Thursday, 23 March 2017

156. The Passage Ahead

Jon

I had a very fun afternoon with Ambassadors; a two-tank boat dive off Seven Mile Beach – Spanish Anchor, and the Oro Verde. We saw a small nurse shark below us as we dropped down, and on the second dive, a big stingray, a turtle, lobsters, loads of parrotfish and angelfish, and lots of tiny tiny things like shrimp, Christmas tree worms, some amazing sea anemones – feather dusters I think - they look like flowers but then quickly disappear when you get near. Jon led the first dive, and was very impressive underwater, it seemed like only his fins moved. I practiced little frog kicks using just my ankles to make small circles with my fins, and stay level. 


Two lobsters

A Pederson cleaner shrimp

Ambassador Divers are one of my favorites; I’ll be sad to say goodbye to everyone there. I’m glad I remembered to borrow the Sealife camera – that might have been my last dive in Grand Cayman.

Trunkfish

Little Cayman is over eighty miles away, just a bit too far to make in a day, so it’s an over night sail. The next passage after that, Little Cayman to Jamaica, will be another. Hopefully I’ll reach Montego Bay, but I’d settle for Negril.

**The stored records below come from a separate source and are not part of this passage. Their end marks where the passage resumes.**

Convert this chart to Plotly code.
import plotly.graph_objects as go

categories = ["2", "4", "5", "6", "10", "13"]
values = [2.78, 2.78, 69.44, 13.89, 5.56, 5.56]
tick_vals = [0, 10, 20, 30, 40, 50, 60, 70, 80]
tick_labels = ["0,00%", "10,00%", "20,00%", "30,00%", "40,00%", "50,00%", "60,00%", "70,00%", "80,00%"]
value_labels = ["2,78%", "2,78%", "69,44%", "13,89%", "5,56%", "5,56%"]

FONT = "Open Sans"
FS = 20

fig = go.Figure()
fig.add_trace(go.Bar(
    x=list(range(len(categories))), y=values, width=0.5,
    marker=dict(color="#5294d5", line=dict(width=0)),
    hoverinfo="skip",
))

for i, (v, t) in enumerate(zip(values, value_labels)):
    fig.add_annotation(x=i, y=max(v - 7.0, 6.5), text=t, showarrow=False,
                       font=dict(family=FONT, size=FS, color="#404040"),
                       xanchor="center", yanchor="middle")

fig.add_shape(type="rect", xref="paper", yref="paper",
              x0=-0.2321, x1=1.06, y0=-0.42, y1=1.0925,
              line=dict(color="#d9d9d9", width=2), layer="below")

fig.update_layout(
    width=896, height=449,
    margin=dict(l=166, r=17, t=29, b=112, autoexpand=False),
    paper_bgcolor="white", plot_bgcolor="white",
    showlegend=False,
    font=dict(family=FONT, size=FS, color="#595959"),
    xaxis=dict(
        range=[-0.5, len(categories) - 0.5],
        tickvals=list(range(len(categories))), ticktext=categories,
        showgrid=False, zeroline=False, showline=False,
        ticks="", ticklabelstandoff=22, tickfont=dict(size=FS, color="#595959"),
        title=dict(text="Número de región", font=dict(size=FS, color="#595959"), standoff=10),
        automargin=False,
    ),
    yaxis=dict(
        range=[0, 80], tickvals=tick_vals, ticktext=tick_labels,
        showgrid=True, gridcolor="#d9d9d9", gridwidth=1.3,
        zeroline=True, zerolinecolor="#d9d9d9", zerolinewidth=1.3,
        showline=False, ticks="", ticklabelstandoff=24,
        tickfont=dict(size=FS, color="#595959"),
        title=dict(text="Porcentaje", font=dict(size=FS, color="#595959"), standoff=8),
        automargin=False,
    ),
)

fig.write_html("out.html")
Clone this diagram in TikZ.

I’ll take a week to slowly hop along the north coast of Jamaica, with maybe some night sailing. At night cooling air falling down the mountains can create katabatic winds that make sailing east easier.

I’m not really looking forward to having to go so far so east; against waves, wind and current makes things hard. Especially the sail from Port Antonio to Haiti looks tough. I’m hoping the wind might swing round to the north for that passage; otherwise I may just sail north to Santiago de Cuba first, and then back down to Haiti.